Por ejemplo: aquél que vea establecida la misma pena de muerte a quien mate a un faisán y a quien asesine a un hombre, o a quien falsifique un documento importante, la ley no establecerá diferencia entre tales delitos y destruirá sentimientos morales obra de muchos siglos y de mucha sangre, lentísimos y difíciles de producirse en el alma humana, hasta el punto de que se creyera que para la germinación de ellos hubiera sido necesaria la ayuda de los motivos más sublimes y un gran aparato de graves formalidades. Imposible es prevenir todos los desórdenes posibles en el combate universal de las pasiones humanas. Estos desórdenes, crecen en razón compuesta de la población y del cruce de los intereses particulares, de modo que no es posible someterlos a una dirección geométrica para la utilidad pública. En vez de la exactitud matemática, en la aritmética política hay que servirse del cálculo de las probabilidades.

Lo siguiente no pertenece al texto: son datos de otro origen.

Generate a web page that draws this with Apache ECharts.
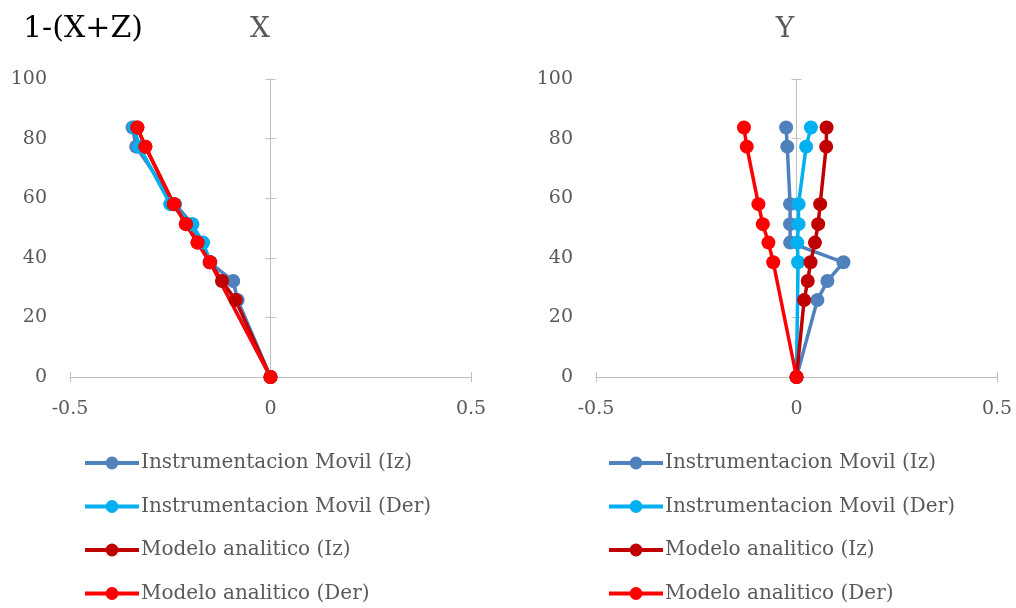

Si dirigimos una mirada a la historia veremos cómo crecen los desórdenes con las fronteras del imperio; y mermando en la misma proporción el sentimiento nacional, el impulso a delinquir crece en razón del interés que toma cada cual en los propios desórdenes. Por esto, la necesidad de agravar las penas va aumentando siempre. La fuerza, semejante a la gravedad, que nos impulsa a nuestro bienestar, no se retiene sino a medida de los obstáculos que se le oponen. Los efectos de esta fuerza son la serie confusa de las acciones humanas. Si éstas chocan recíprocamente y se ofenden entre sí, las penas, a las que yo llamaría obstáculos políticos, impedirán el mal efecto sin destruir la causa impelente, que es la misma sensibilidad inseparable del hombre; el legislador obra como un hábil arquitecto, cuyo oficio es oponerse a las direcciones ruinosas de la gravedad, colaborando con todas las que contribuyen a la fuerza del edificio.

Dada la necesidad de la reunión de los hombres, dados los pactos que necesariamente resultan de la oposición misma de los intereses privados, hay una escala de desórdenes cuyo primer grado está en los que destruyen la sociedad inmediatamente y el último en la mínima injusticia posible hecha a los particulares, miembros de aquélla. Entre estos extremos se hallan comprendidas todas las acciones opuestas al bien público llamadas delitos, todas las cuales, por grados insensibles, van decreciendo desde lo más elevado a lo más ínfimo. Si la geometría pudiese adaptarse a las infinitas y obscuras combinaciones de las acciones humanas debería haber una escala correspondiente de penas, que descendiesen desde la más fuerte a la más débil; y si hubiese una escala universal de las penas y de los delitos, tendríamos una probable y común medida de los grados de tiranía o de libertad, del fondo de humanidad o de maldad de las distintas naciones. Bástele al prudente legislador, señalar los puntos principales de la misma, sin turbar el orden, de modo que no decrete para los delitos de primer grado las penas del último.